Physical and general risks (positive and negative) exist in the Group as changing weather patterns require new or 'weather proofed' facilities and relocated sites, with knock-on effects of increased logistics and insurance costs and availability of materials.

Following the baseline process and quantification of energy spend, meaningful targets will be established to reduce consumption and generate savings.

Understanding the quantum and driving forces behind the Group's carbon footprint has led to environmental strategy formulation. The following diagram represents the Murray & Roberts approach to understanding and managing the threats and opportunities posed by climate change.

Murray & Roberts aspires to zero harm consequence from all its business activities, encompassing all aspects of health (societal and occupational), safety and the natural environment. The group climate change strategy must reflect this target and strive to achieve it through comprehensive reporting, understanding the driving forces and then reducing and offsetting emissions to reduce the carbon footprint of the Group's activities.

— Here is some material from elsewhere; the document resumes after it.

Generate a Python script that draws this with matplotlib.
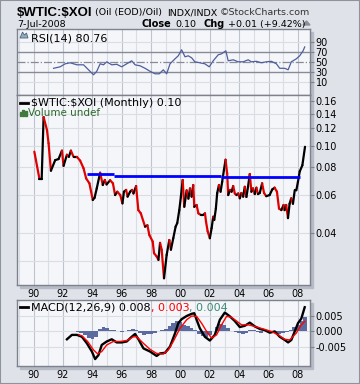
import numpy as np
import matplotlib
matplotlib.use("Agg")
import matplotlib.pyplot as plt
from matplotlib.collections import LineCollection
from matplotlib.patches import Rectangle, Polygon
from matplotlib.lines import Line2D
from matplotlib.ticker import NullLocator, FixedLocator

# ---- data ----
main_years = [1990.05, 1990.40, 1990.55, 1990.68, 1990.91, 1991.02, 1991.18, 1991.47, 1991.70, 1991.93,
              1992.04, 1992.27, 1992.40, 1992.54, 1992.72, 1992.95, 1993.17, 1993.40, 1993.58, 1993.80,
              1994.03, 1994.15, 1994.30, 1994.53, 1994.71, 1994.85, 1994.97, 1995.21, 1995.40, 1995.55,
              1995.70, 1995.90, 1996.05, 1996.15, 1996.30, 1996.40, 1996.57, 1996.70, 1996.80, 1996.98,
              1997.13, 1997.30, 1997.59, 1997.75, 1997.88, 1998.11, 1998.20, 1998.38, 1998.50, 1998.61,
              1998.72, 1998.88, 1999.06, 1999.24, 1999.35, 1999.51, 1999.67, 1999.78, 1999.92, 2000.03,
              2000.15, 2000.26, 2000.42, 2000.54, 2000.65, 2000.76, 2000.87, 2000.94, 2001.10, 2001.22,
              2001.38, 2001.56, 2001.67, 2001.74, 2001.85, 2002.00, 2002.12, 2002.23, 2002.30, 2002.41,
              2002.50, 2002.62, 2002.73, 2002.84, 2002.96, 2003.07, 2003.18, 2003.25, 2003.37, 2003.48,
              2003.59, 2003.70, 2003.82, 2003.93, 2004.04, 2004.15, 2004.27, 2004.38, 2004.49, 2004.60,
              2004.72, 2004.83, 2004.94, 2005.06, 2005.17, 2005.28, 2005.40, 2005.56, 2005.69, 2005.84,
              2006.07, 2006.25, 2006.41, 2006.57, 2006.71, 2006.87, 2007.02, 2007.09, 2007.20, 2007.32,
              2007.43, 2007.54, 2007.66, 2007.78, 2007.89, 2008.00, 2008.12, 2008.30, 2008.48]
main_vals = [0.094, 0.0706, 0.0706, 0.135, 0.118, 0.1025, 0.077, 0.086, 0.087, 0.095,
             0.081, 0.091, 0.089, 0.095, 0.089, 0.089, 0.0855, 0.079, 0.071, 0.0675,
             0.0567, 0.058, 0.064, 0.0754, 0.0663, 0.0699, 0.0667, 0.0697, 0.0675, 0.0597,
             0.0618, 0.0597, 0.0547, 0.0618, 0.063, 0.0587, 0.0618, 0.063, 0.0607, 0.0656,
             0.051, 0.0493, 0.0429, 0.0435, 0.0393, 0.0367, 0.0325, 0.0314, 0.0303, 0.0362,
             0.0337, 0.025, 0.0319, 0.0373, 0.0337, 0.038, 0.0429, 0.0445, 0.051, 0.0587,
             0.0699, 0.0528, 0.0627, 0.0575, 0.064, 0.0587, 0.0663, 0.0528, 0.0538, 0.0493,
             0.0485, 0.0485, 0.0493, 0.0452, 0.0409, 0.038, 0.0422, 0.0476, 0.046, 0.0518,
             0.0609, 0.0663, 0.0618, 0.0686, 0.0776, 0.0864, 0.0748, 0.0597, 0.063, 0.0618,
             0.0656, 0.0607, 0.0597, 0.0607, 0.0577, 0.061, 0.0587, 0.0651, 0.0585, 0.0651,
             0.0744, 0.0618, 0.064, 0.0603, 0.0645, 0.0603, 0.061, 0.0675, 0.061, 0.059,
             0.0597, 0.0633, 0.0645, 0.0618, 0.0518, 0.051, 0.0538, 0.051, 0.0538, 0.0469,
             0.0545, 0.0577, 0.0545, 0.0627, 0.0627, 0.0686, 0.0764, 0.0815, 0.0989]

# blue resistance line: step edges and levels
blue_x = [1993.67, 1995.48, 2002.75, 2008.12]
blue_y = [0.0742, 0.0728, 0.0722]

rsi_years = [1991.36, 1991.81, 1992.15, 1992.49, 1992.95, 1993.40, 1993.74, 1994.08, 1994.30, 1994.53,
             1994.76, 1994.98, 1995.32, 1995.66, 1996.00, 1996.34, 1996.68, 1996.91, 1997.25, 1997.59,
             1997.93, 1998.27, 1998.56, 1998.83, 1999.06, 1999.29, 1999.63, 1999.85, 2000.08, 2000.31,
             2000.53, 2000.76, 2000.98, 2001.32, 2001.66, 2001.96, 2002.23, 2002.57, 2002.80, 2003.09,
             2003.25, 2003.59, 2003.93, 2004.27, 2004.61, 2004.83, 2005.17, 2005.51, 2005.85, 2006.19,
             2006.53, 2006.76, 2007.10, 2007.33, 2007.55, 2007.89, 2008.12, 2008.35, 2008.46]
rsi_vals = [38, 41, 47, 49, 45, 45, 35, 25, 32, 47,
            45, 51, 45, 46, 41, 47, 53, 45, 43, 38,
            32, 27, 27, 35, 27, 47, 57, 63, 75, 61,
            63, 59, 51, 49, 47, 41, 53, 65, 67, 73,
            53, 55, 51, 51, 55, 51, 52, 49, 51, 52,
            47, 38, 38, 35, 51, 57, 63, 73, 80.76]

macd_years = [1992.27, 1992.61, 1992.95, 1993.29, 1993.63, 1993.97, 1994.19, 1994.42, 1994.64, 1994.98,
              1995.32, 1995.66, 1996.00, 1996.34, 1996.68, 1996.91, 1997.14, 1997.48, 1997.93, 1998.38,
              1998.61, 1998.95, 1999.29, 1999.63, 1999.85, 2000.08, 2000.42, 2000.76, 2000.94, 2001.10,
              2001.32, 2001.66, 2002.00, 2002.34, 2002.68, 2003.02, 2003.36, 2003.70, 2004.04, 2004.38,
              2004.72, 2005.06, 2005.40, 2005.74, 2006.08, 2006.42, 2006.76, 2007.10, 2007.33, 2007.55,
              2007.78, 2008.00, 2008.23, 2008.46]
macd_vals = [-0.0025, -0.0011, -0.0011, -0.0017, -0.0038, -0.0064, -0.0088, -0.0075, -0.0043, -0.0032,
             -0.0025, -0.0035, -0.0035, -0.0032, -0.0017, -0.0008, -0.0025, -0.0054, -0.0064, -0.0078,
             -0.0070, -0.0068, -0.0048, -0.0006, 0.0026, 0.0039, 0.0049, 0.0056, 0.0058, 0.0037,
             0.0010, -0.0017, -0.0029, -0.0011, 0.0037, 0.0060, 0.0048, 0.0033, 0.0014, 0.0018,
             0.0028, 0.0016, 0.0008, 0.0004, -0.0004, 0.0000, -0.0017, -0.0027, -0.0035, -0.0027,
             0.0000, 0.0026, 0.0041, 0.0077]

signal_years = [1993.10, 1993.29, 1993.68, 1994.08, 1994.35, 1994.64, 1994.98, 1995.43, 1995.89, 1996.34,
                1996.80, 1997.02, 1997.48, 1997.93, 1998.38, 1998.83, 1999.17, 1999.51, 1999.97, 2000.42,
                2000.76, 2001.10, 2001.44, 2001.78, 2002.12, 2002.46, 2002.80, 2003.14, 2003.48, 2003.82,
                2004.16, 2004.61, 2005.06, 2005.62, 2006.19, 2006.65, 2007.10, 2007.44, 2007.89, 2008.23,
                2008.46]
signal_vals = [-0.0011, -0.0014, -0.0032, -0.0059, -0.0071, -0.0064, -0.0043, -0.0032, -0.0032, -0.0029,
               -0.0017, -0.0017, -0.0038, -0.0057, -0.0070, -0.0072, -0.0059, -0.0032, 0.0010, 0.0037,
               0.0049, 0.0048, 0.0026, 0.0000, -0.0021, -0.0011, 0.0021, 0.0048, 0.0045, 0.0033,
               0.0021, 0.0021, 0.0016, 0.0008, 0.0000, -0.0011, -0.0025, -0.0027, -0.0005, 0.0021,
               0.0032]

hist_years = [1993.0 + 0.25 * i for i in range(63)]
hist_vals = [-0.0003, -0.0004, -0.0012, -0.0020, -0.0025, -0.0018, 0.0008, 0.0014, 0.0010, 0.0006,
             0.0004, 0.0001, -0.0002, 0.0002, 0.0004, 0.0007, 0.0005, -0.0006, -0.0010, -0.0009,
             -0.0007, -0.0004, 0.0001, 0.0003, 0.0008, 0.0018, 0.0028, 0.0034, 0.0030, 0.0022,
             0.0018, 0.0012, 0.0003, -0.0008, -0.0015, -0.0017, -0.0010, 0.0002, 0.0015, 0.0025,
             0.0022, 0.0012, 0.0002, -0.0002, -0.0006, -0.0009, -0.0005, 0.0004, 0.0003, -0.0002,
             -0.0004, 0.0000, 0.0002, -0.0003, -0.0006, -0.0008, -0.0006, -0.0002, 0.0005, 0.0014,
             0.0022, 0.0032, 0.0045]

rsi_ticks = [10, 30, 50, 70, 90]
main_ticks = [0.04, 0.06, 0.08, 0.10, 0.12, 0.14, 0.16]
macd_ticks = [-0.005, 0.0, 0.005]
year_ticks = list(range(1990, 2009, 2))

# ---- layout (pixel helpers) ----
W, H = 360, 384
def fx(px):
    return px / W
def fy(py):
    return 1 - py / H

fig = plt.figure(figsize=(3.6, 3.84), dpi=100, facecolor='#dfe2e9')
fig.patches.append(Rectangle((0, 0), 1, 1, transform=fig.transFigure, fill=False,
                             edgecolor='#8e939c', linewidth=1.5, zorder=-2))

XMIN, XMAX = 1988.87, 2008.82
SPINE = '#7d828c'
LIGHT = '#dadde3'
DARK = '#bfc3cb'


def shadow(x0, y0, x1, y1):
    fig.patches.append(Rectangle((fx(x0 + 3), fy(y1 + 3)), (x1 - x0) / W, (y1 - y0) / H,
                                 transform=fig.transFigure, color='#b7bbc5', zorder=-1))


def make_axes(x0, y0, x1, y1):
    ax = fig.add_axes([fx(x0), fy(y1), (x1 - x0) / W, (y1 - y0) / H])
    ax.set_facecolor('#f5f6fa')
    for s in ax.spines.values():
        s.set_color(SPINE)
        s.set_linewidth(1)
    ax.set_xlim(XMIN, XMAX)
    ax.yaxis.tick_right()
    ax.tick_params(axis='y', direction='out', length=3, width=0.8, color=SPINE,
                   labelsize=7, pad=1, labelcolor='black')
    ax.tick_params(axis='x', length=0, labelsize=7, pad=3)
    ax.set_xticks(year_ticks)
    ax.set_xticklabels(['%02d' % (y % 100) for y in year_ticks])
    for yr in range(1989, 2009):
        ax.axvline(yr, color=DARK if yr % 2 == 0 else LIGHT, lw=0.8, zorder=0)
    return ax


shadow(17, 29, 310, 285)
shadow(17, 300, 310, 366)

# ---- RSI panel ----
ax1 = make_axes(17, 29, 310, 95)
ax1.set_ylim(-15.4, 116.6)
ax1.set_yticks(rsi_ticks)
ax1.set_yticklabels([str(t) for t in rsi_ticks])
ax1.tick_params(axis='x', labelbottom=False)
for lv in [10, 90]:
    ax1.axhline(lv, color=LIGHT, lw=0.8, zorder=0)
ax1.axhline(70, color='#868b95', lw=1, zorder=1)
ax1.axhline(30, color='#868b95', lw=1, zorder=1)
ax1.axhline(50, color='#868b95', lw=0.9, ls='-.', zorder=1)
ax1.plot(rsi_years, rsi_vals, color='#4f5e9c', lw=0.9, zorder=3)
ax1.text(0.048, 0.86, 'RSI(14) 80.76', transform=ax1.transAxes, fontsize=8, va='center')
fig.patches.append(Polygon([(fx(20), fy(38)), (fx(22.5), fy(32)), (fx(24.5), fy(35)),
                            (fx(26.5), fy(33)), (fx(28), fy(38))], closed=True,
                           transform=fig.transFigure, facecolor='#8fb3a0', edgecolor='#4f5e9c',
                           lw=0.6, zorder=5))

# ---- main panel ----
ax2 = make_axes(17, 95, 310, 285)
ax2.set_yscale('log')
ax2.set_ylim(0.0233, 0.170)
ax2.yaxis.set_major_locator(FixedLocator(main_ticks))
ax2.yaxis.set_minor_locator(NullLocator())
ax2.set_yticklabels(['%.2f' % t for t in main_ticks])
for lv in main_ticks + [0.03]:
    ax2.axhline(lv, color=LIGHT, lw=0.8, zorder=0)

pts = np.column_stack([main_years, main_vals])
segs = np.stack([pts[:-1], pts[1:]], axis=1)
cols = ['#000000' if b >= a else '#e00000' for a, b in zip(main_vals[:-1], main_vals[1:])]
ax2.add_collection(LineCollection(segs, colors=cols, linewidths=1.6, capstyle='round',
                                  joinstyle='round', zorder=3))
ax2.hlines(blue_y, blue_x[:-1], blue_x[1:], colors='#0000ff', lw=2, zorder=4)

fig.add_artist(Line2D([fx(20), fx(28)], [fy(102.5), fy(102.5)], color='black', lw=2))
fig.text(fx(31), fy(106.5), '$WTIC:$XOI (Monthly) 0.10', fontsize=8, parse_math=False)
for i, hgt in enumerate([4, 6, 5]):
    fig.patches.append(Rectangle((fx(19.5 + i * 2.6), fy(116)), 1.8 / W, hgt / H,
                                 transform=fig.transFigure, color='#3f7a3f', zorder=5))
fig.text(fx(28.5), fy(116.5), 'Volume undef', fontsize=7.5, color='#2e6b2e')

# ---- MACD panel ----
ax3 = make_axes(17, 300, 310, 366)
ax3.set_ylim(-0.011, 0.010)
ax3.set_yticks(macd_ticks)
ax3.set_yticklabels(['%.3f' % t for t in macd_ticks])
for lv in macd_ticks:
    ax3.axhline(lv, color=LIGHT, lw=0.8, zorder=0)
ax3.bar(hist_years, hist_vals, width=0.25, color='#5b6b9f', zorder=2)
ax3.plot(macd_years, macd_vals, color='black', lw=1.7, zorder=4)
ax3.plot(signal_years, signal_vals, color='#ff0000', lw=1, zorder=5)

fig.add_artist(Line2D([fx(19.5), fx(27.5)], [fy(306.5), fy(306.5)], color='black', lw=2))
r = fig.canvas.get_renderer()
x = 31.0
for s, c in [('MACD(12,26,9) 0.008', 'black'), (', 0.003', '#ff0000'), (', 0.004', '#3c8c78')]:
    t = fig.text(fx(x), fy(310.5), s, fontsize=8, color=c)
    x += t.get_window_extent(renderer=r).width

# ---- header ----
fig.text(fx(17), fy(16), '$WTIC:$XOI', fontsize=9.5, weight='bold', family='Liberation Sans',
         parse_math=False)
fig.text(fx(95), fy(15), '(Oil (EOD)/Oil)', fontsize=6.8, parse_math=False)
fig.text(fx(167), fy(15), 'INDX/INDX', fontsize=6.8)
fig.text(fx(310), fy(15), '\u00a9StockCharts.com', fontsize=6.8, ha='right', color='#333333')
fig.text(fx(17), fy(27), '7-Jul-2008', fontsize=6.8)
fig.text(fx(141), fy(27), 'Close', fontsize=7, weight='bold')
fig.text(fx(175), fy(27), '0.10', fontsize=6.8)
fig.text(fx(203), fy(27), 'Chg', fontsize=7, weight='bold')
fig.text(fx(228), fy(27), '+0.01 (+9.42%)', fontsize=6.8)
fig.patches.append(Polygon([(fx(303), fy(25)), (fx(310), fy(25)), (fx(306.5), fy(21))],
                           closed=True, transform=fig.transFigure, color='#8a8f99'))

fig.savefig('out.png', dpi=100, facecolor=fig.get_facecolor())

In addition, the Group's commitment to sustainable earnings growth and value creation is non-negotiable and the strategy must deliver value through our people (training and education), our core competencies (industrial design and innovation) and finally through financial performance in the carbon market.

In the 2010 financial year, Murray & Roberts will focus on reduction mechanisms, identified risks and the education of our workforce to enable the strategy and to start making a positive contribution. In parallel, innovation and carbon markets are being addressed through internal and external processes.